12. What are the biggest social courses you are currently passionate about?
I’m passionate about creating a larger consciousness throughout this country and abroad. The political mess has gotten out of control, and the only way we can fix it is to start treating each other with more compassion and kindness and direct all of the corruption out-to replace it with people who actually care about their constituents. The corporate greed is a real issue, the income divide, the racism, the sexism, police brutality... it’s all connected and it’s all based in fear. If we can break through the fear, gain a greater consciousness that money and greed shouldn’t direct our lives, and that treating others (and ourselves) with the same loving kindness, we can change our planet.

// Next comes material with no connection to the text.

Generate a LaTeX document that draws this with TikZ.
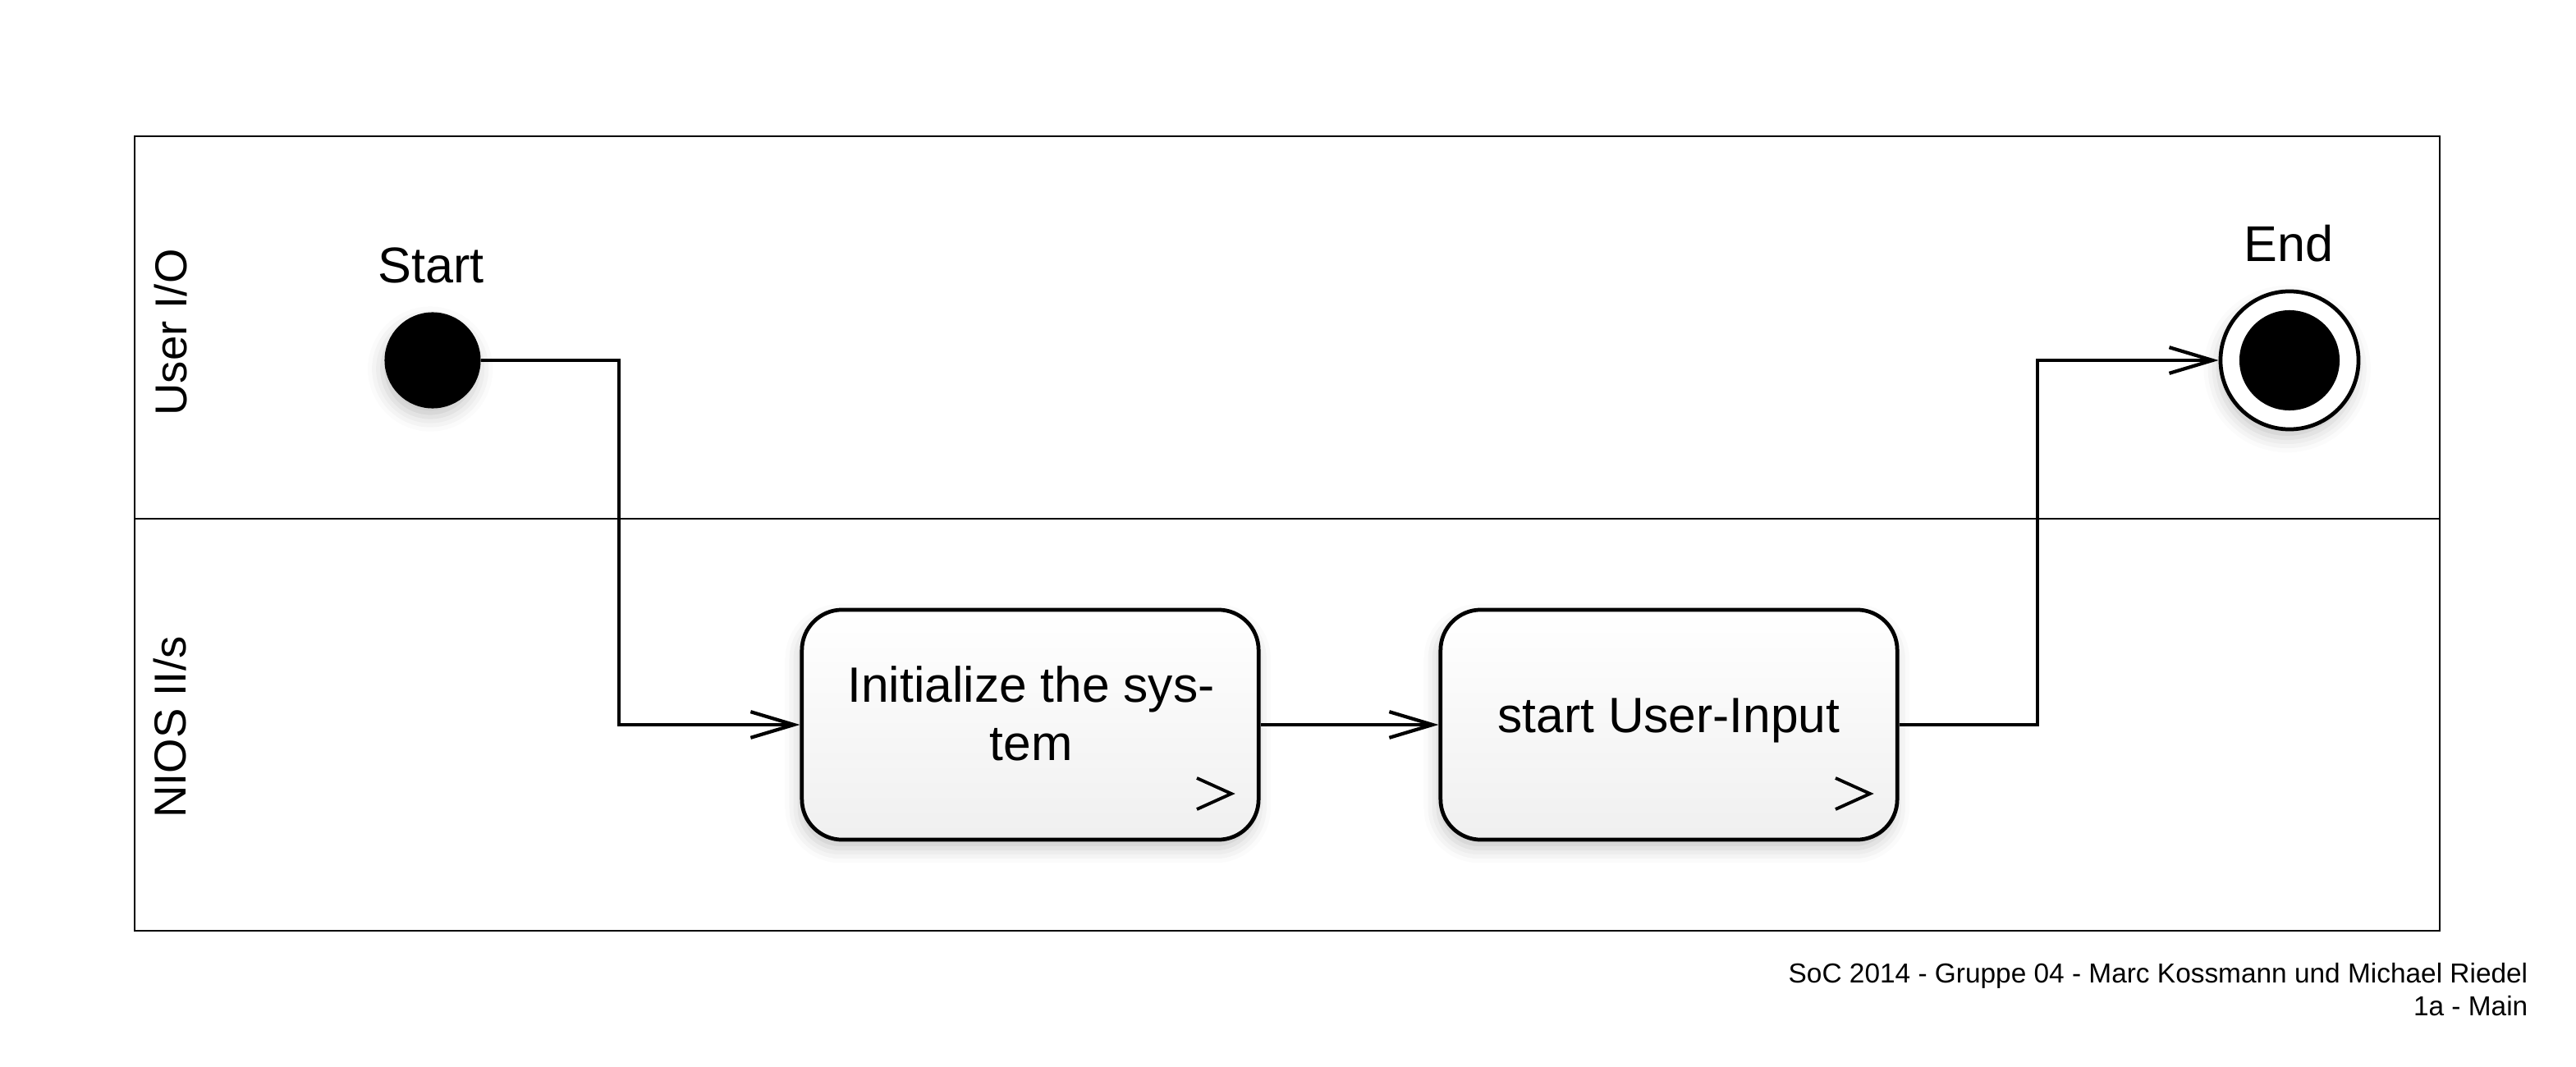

There are so many lies constantly being spat out by the media and politicians trying to keep people in fear (because the more they fear-the more they’re controlled). If we can break through to some of the communities in this country that are believing the lies, through love rather than aggressive speech, we can create a better world for all.

14. What projects are you currently working that have you really excited?
I’m opening up the newest production, Samson, and Dalila, with The Metropolitan Opera this fall! It’s been a lot of work, but getting to work with director Darko Tresnjak has been incredible. The production is beautiful and it’s a real blessing getting to be dancing upon the Lincoln Center stage once again.
I’m also launching more Movement Culture programming and excited to see where it takes off. Sometimes it’s the unknown that excites me the most.